- _What the task requires_:
Copy everything in the listing below word for word, apart from any images.
====== Source records
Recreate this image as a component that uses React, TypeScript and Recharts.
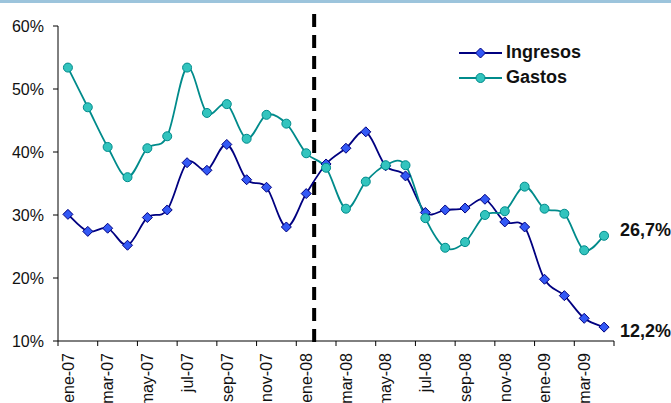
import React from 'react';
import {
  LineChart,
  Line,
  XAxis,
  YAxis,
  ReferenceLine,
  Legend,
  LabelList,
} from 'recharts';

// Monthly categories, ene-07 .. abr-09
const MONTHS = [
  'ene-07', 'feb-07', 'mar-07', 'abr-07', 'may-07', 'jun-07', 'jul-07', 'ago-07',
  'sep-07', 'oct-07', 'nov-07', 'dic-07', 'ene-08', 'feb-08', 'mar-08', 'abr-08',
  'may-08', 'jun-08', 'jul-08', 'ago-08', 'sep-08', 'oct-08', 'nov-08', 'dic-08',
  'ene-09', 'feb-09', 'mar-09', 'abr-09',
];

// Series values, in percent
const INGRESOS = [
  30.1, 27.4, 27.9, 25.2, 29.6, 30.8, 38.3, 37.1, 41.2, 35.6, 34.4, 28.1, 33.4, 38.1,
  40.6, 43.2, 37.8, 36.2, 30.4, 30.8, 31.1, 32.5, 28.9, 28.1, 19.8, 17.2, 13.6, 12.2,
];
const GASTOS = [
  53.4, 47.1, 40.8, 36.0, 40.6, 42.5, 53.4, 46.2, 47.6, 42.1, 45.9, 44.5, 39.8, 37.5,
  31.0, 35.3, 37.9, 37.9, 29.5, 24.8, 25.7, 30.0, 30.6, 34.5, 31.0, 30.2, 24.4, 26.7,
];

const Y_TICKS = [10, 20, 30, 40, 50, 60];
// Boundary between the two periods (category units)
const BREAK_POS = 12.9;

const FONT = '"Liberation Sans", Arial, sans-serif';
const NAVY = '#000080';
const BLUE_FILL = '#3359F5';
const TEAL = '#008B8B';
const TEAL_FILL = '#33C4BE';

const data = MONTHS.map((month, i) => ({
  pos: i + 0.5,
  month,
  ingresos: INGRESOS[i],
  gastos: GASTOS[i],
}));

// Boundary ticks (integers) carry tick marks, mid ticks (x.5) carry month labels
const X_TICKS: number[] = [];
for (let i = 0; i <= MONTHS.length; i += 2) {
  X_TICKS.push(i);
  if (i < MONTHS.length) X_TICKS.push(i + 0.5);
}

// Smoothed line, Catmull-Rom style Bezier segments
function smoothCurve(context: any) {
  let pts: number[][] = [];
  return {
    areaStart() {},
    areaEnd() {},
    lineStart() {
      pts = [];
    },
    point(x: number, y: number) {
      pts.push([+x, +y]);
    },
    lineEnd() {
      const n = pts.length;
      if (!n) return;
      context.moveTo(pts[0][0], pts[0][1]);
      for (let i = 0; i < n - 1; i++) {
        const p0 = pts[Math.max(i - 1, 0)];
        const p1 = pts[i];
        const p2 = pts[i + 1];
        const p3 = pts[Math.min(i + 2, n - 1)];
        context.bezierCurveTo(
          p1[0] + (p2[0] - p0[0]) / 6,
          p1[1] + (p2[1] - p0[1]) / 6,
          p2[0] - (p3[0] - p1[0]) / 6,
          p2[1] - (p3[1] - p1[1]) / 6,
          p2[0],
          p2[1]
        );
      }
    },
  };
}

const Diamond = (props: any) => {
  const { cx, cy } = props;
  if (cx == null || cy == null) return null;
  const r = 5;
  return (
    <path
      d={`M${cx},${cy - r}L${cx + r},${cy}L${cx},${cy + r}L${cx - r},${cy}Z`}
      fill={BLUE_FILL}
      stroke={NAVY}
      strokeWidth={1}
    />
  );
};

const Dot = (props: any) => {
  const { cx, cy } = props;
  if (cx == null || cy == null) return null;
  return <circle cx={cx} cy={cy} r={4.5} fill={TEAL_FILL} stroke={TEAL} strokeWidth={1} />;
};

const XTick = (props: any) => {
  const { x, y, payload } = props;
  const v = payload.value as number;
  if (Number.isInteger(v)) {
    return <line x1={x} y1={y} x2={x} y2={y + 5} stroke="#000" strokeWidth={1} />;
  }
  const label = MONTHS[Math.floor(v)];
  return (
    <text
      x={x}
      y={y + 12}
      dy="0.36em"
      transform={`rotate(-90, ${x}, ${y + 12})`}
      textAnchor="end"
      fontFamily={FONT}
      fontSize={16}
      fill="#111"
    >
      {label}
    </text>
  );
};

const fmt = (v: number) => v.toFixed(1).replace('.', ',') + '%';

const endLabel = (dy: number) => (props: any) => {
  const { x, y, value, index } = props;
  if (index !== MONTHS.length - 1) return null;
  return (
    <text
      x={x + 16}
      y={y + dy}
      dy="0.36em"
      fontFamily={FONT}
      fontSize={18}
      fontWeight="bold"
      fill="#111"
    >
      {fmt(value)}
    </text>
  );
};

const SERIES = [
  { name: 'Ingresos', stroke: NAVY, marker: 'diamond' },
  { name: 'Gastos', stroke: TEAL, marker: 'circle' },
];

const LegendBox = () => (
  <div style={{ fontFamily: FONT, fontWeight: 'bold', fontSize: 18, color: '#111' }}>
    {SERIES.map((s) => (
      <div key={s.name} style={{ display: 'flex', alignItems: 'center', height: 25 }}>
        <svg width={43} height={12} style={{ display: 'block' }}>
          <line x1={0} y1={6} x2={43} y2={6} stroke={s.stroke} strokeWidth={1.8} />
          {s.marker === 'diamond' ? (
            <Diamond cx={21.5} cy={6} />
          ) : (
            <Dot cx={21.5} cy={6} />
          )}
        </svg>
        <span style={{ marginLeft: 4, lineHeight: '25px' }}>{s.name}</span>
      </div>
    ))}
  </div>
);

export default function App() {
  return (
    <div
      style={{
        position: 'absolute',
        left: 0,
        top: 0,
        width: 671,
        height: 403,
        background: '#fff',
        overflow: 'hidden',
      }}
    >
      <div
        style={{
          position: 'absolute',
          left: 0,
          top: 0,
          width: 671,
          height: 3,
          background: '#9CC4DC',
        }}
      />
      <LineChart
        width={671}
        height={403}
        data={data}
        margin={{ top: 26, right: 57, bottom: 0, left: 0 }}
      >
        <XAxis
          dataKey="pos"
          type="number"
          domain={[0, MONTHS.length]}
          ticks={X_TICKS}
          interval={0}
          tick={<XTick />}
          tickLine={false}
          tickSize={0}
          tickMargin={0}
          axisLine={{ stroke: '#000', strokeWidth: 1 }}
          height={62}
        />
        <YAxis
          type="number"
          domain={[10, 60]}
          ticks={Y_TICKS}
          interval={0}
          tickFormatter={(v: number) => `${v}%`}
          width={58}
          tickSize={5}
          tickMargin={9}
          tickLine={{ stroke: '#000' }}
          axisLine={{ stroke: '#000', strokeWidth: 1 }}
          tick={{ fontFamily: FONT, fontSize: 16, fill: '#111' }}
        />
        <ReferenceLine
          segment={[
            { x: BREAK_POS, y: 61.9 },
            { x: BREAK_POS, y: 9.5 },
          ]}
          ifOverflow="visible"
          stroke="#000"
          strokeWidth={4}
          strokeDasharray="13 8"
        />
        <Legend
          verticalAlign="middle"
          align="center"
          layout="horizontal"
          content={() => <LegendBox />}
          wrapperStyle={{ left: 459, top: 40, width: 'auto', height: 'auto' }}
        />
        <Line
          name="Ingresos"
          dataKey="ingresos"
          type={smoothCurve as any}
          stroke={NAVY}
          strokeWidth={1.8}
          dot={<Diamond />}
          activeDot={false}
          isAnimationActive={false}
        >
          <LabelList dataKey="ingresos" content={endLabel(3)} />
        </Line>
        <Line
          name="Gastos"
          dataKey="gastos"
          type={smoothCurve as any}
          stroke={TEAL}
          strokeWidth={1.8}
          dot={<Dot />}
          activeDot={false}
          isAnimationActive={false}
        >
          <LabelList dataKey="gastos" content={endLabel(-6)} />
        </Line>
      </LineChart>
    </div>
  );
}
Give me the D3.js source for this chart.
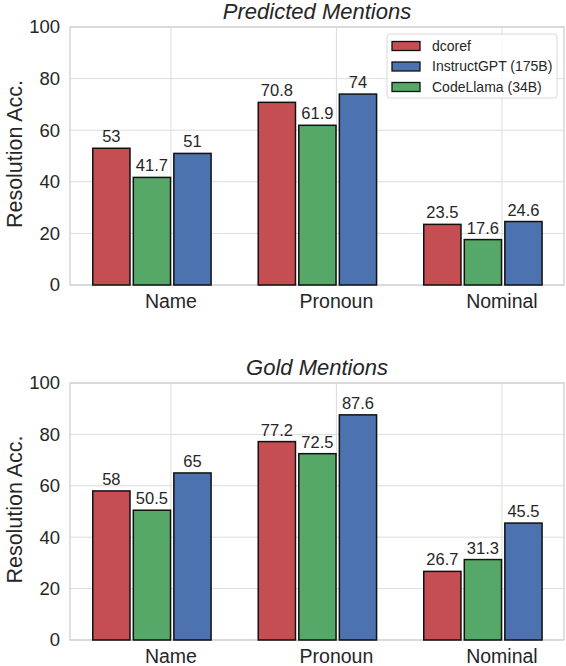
============
- _Written solution_:
Recreate this image as a component that uses React, TypeScript and Recharts.
import React from 'react';
import {
  LineChart,
  Line,
  XAxis,
  YAxis,
  ReferenceLine,
  Legend,
  LabelList,
} from 'recharts';

// Monthly categories, ene-07 .. abr-09
const MONTHS = [
  'ene-07', 'feb-07', 'mar-07', 'abr-07', 'may-07', 'jun-07', 'jul-07', 'ago-07',
  'sep-07', 'oct-07', 'nov-07', 'dic-07', 'ene-08', 'feb-08', 'mar-08', 'abr-08',
  'may-08', 'jun-08', 'jul-08', 'ago-08', 'sep-08', 'oct-08', 'nov-08', 'dic-08',
  'ene-09', 'feb-09', 'mar-09', 'abr-09',
];

// Series values, in percent
const INGRESOS = [
  30.1, 27.4, 27.9, 25.2, 29.6, 30.8, 38.3, 37.1, 41.2, 35.6, 34.4, 28.1, 33.4, 38.1,
  40.6, 43.2, 37.8, 36.2, 30.4, 30.8, 31.1, 32.5, 28.9, 28.1, 19.8, 17.2, 13.6, 12.2,
];
const GASTOS = [
  53.4, 47.1, 40.8, 36.0, 40.6, 42.5, 53.4, 46.2, 47.6, 42.1, 45.9, 44.5, 39.8, 37.5,
  31.0, 35.3, 37.9, 37.9, 29.5, 24.8, 25.7, 30.0, 30.6, 34.5, 31.0, 30.2, 24.4, 26.7,
];

const Y_TICKS = [10, 20, 30, 40, 50, 60];
// Boundary between the two periods (category units)
const BREAK_POS = 12.9;

const FONT = '"Liberation Sans", Arial, sans-serif';
const NAVY = '#000080';
const BLUE_FILL = '#3359F5';
const TEAL = '#008B8B';
const TEAL_FILL = '#33C4BE';

const data = MONTHS.map((month, i) => ({
  pos: i + 0.5,
  month,
  ingresos: INGRESOS[i],
  gastos: GASTOS[i],
}));

// Boundary ticks (integers) carry tick marks, mid ticks (x.5) carry month labels
const X_TICKS: number[] = [];
for (let i = 0; i <= MONTHS.length; i += 2) {
  X_TICKS.push(i);
  if (i < MONTHS.length) X_TICKS.push(i + 0.5);
}

// Smoothed line, Catmull-Rom style Bezier segments
function smoothCurve(context: any) {
  let pts: number[][] = [];
  return {
    areaStart() {},
    areaEnd() {},
    lineStart() {
      pts = [];
    },
    point(x: number, y: number) {
      pts.push([+x, +y]);
    },
    lineEnd() {
      const n = pts.length;
      if (!n) return;
      context.moveTo(pts[0][0], pts[0][1]);
      for (let i = 0; i < n - 1; i++) {
        const p0 = pts[Math.max(i - 1, 0)];
        const p1 = pts[i];
        const p2 = pts[i + 1];
        const p3 = pts[Math.min(i + 2, n - 1)];
        context.bezierCurveTo(
          p1[0] + (p2[0] - p0[0]) / 6,
          p1[1] + (p2[1] - p0[1]) / 6,
          p2[0] - (p3[0] - p1[0]) / 6,
          p2[1] - (p3[1] - p1[1]) / 6,
          p2[0],
          p2[1]
        );
      }
    },
  };
}

const Diamond = (props: any) => {
  const { cx, cy } = props;
  if (cx == null || cy == null) return null;
  const r = 5;
  return (
    <path
      d={`M${cx},${cy - r}L${cx + r},${cy}L${cx},${cy + r}L${cx - r},${cy}Z`}
      fill={BLUE_FILL}
      stroke={NAVY}
      strokeWidth={1}
    />
  );
};

const Dot = (props: any) => {
  const { cx, cy } = props;
  if (cx == null || cy == null) return null;
  return <circle cx={cx} cy={cy} r={4.5} fill={TEAL_FILL} stroke={TEAL} strokeWidth={1} />;
};

const XTick = (props: any) => {
  const { x, y, payload } = props;
  const v = payload.value as number;
  if (Number.isInteger(v)) {
    return <line x1={x} y1={y} x2={x} y2={y + 5} stroke="#000" strokeWidth={1} />;
  }
  const label = MONTHS[Math.floor(v)];
  return (
    <text
      x={x}
      y={y + 12}
      dy="0.36em"
      transform={`rotate(-90, ${x}, ${y + 12})`}
      textAnchor="end"
      fontFamily={FONT}
      fontSize={16}
      fill="#111"
    >
      {label}
    </text>
  );
};

const fmt = (v: number) => v.toFixed(1).replace('.', ',') + '%';

const endLabel = (dy: number) => (props: any) => {
  const { x, y, value, index } = props;
  if (index !== MONTHS.length - 1) return null;
  return (
    <text
      x={x + 16}
      y={y + dy}
      dy="0.36em"
      fontFamily={FONT}
      fontSize={18}
      fontWeight="bold"
      fill="#111"
    >
      {fmt(value)}
    </text>
  );
};

const SERIES = [
  { name: 'Ingresos', stroke: NAVY, marker: 'diamond' },
  { name: 'Gastos', stroke: TEAL, marker: 'circle' },
];

const LegendBox = () => (
  <div style={{ fontFamily: FONT, fontWeight: 'bold', fontSize: 18, color: '#111' }}>
    {SERIES.map((s) => (
      <div key={s.name} style={{ display: 'flex', alignItems: 'center', height: 25 }}>
        <svg width={43} height={12} style={{ display: 'block' }}>
          <line x1={0} y1={6} x2={43} y2={6} stroke={s.stroke} strokeWidth={1.8} />
          {s.marker === 'diamond' ? (
            <Diamond cx={21.5} cy={6} />
          ) : (
            <Dot cx={21.5} cy={6} />
          )}
        </svg>
        <span style={{ marginLeft: 4, lineHeight: '25px' }}>{s.name}</span>
      </div>
    ))}
  </div>
);

export default function App() {
  return (
    <div
      style={{
        position: 'absolute',
        left: 0,
        top: 0,
        width: 671,
        height: 403,
        background: '#fff',
        overflow: 'hidden',
      }}
    >
      <div
        style={{
          position: 'absolute',
          left: 0,
          top: 0,
          width: 671,
          height: 3,
          background: '#9CC4DC',
        }}
      />
      <LineChart
        width={671}
        height={403}
        data={data}
        margin={{ top: 26, right: 57, bottom: 0, left: 0 }}
      >
        <XAxis
          dataKey="pos"
          type="number"
          domain={[0, MONTHS.length]}
          ticks={X_TICKS}
          interval={0}
          tick={<XTick />}
          tickLine={false}
          tickSize={0}
          tickMargin={0}
          axisLine={{ stroke: '#000', strokeWidth: 1 }}
          height={62}
        />
        <YAxis
          type="number"
          domain={[10, 60]}
          ticks={Y_TICKS}
          interval={0}
          tickFormatter={(v: number) => `${v}%`}
          width={58}
          tickSize={5}
          tickMargin={9}
          tickLine={{ stroke: '#000' }}
          axisLine={{ stroke: '#000', strokeWidth: 1 }}
          tick={{ fontFamily: FONT, fontSize: 16, fill: '#111' }}
        />
        <ReferenceLine
          segment={[
            { x: BREAK_POS, y: 61.9 },
            { x: BREAK_POS, y: 9.5 },
          ]}
          ifOverflow="visible"
          stroke="#000"
          strokeWidth={4}
          strokeDasharray="13 8"
        />
        <Legend
          verticalAlign="middle"
          align="center"
          layout="horizontal"
          content={() => <LegendBox />}
          wrapperStyle={{ left: 459, top: 40, width: 'auto', height: 'auto' }}
        />
        <Line
          name="Ingresos"
          dataKey="ingresos"
          type={smoothCurve as any}
          stroke={NAVY}
          strokeWidth={1.8}
          dot={<Diamond />}
          activeDot={false}
          isAnimationActive={false}
        >
          <LabelList dataKey="ingresos" content={endLabel(3)} />
        </Line>
        <Line
          name="Gastos"
          dataKey="gastos"
          type={smoothCurve as any}
          stroke={TEAL}
          strokeWidth={1.8}
          dot={<Dot />}
          activeDot={false}
          isAnimationActive={false}
        >
          <LabelList dataKey="gastos" content={endLabel(-6)} />
        </Line>
      </LineChart>
    </div>
  );
}
Give me the D3.js source for this chart.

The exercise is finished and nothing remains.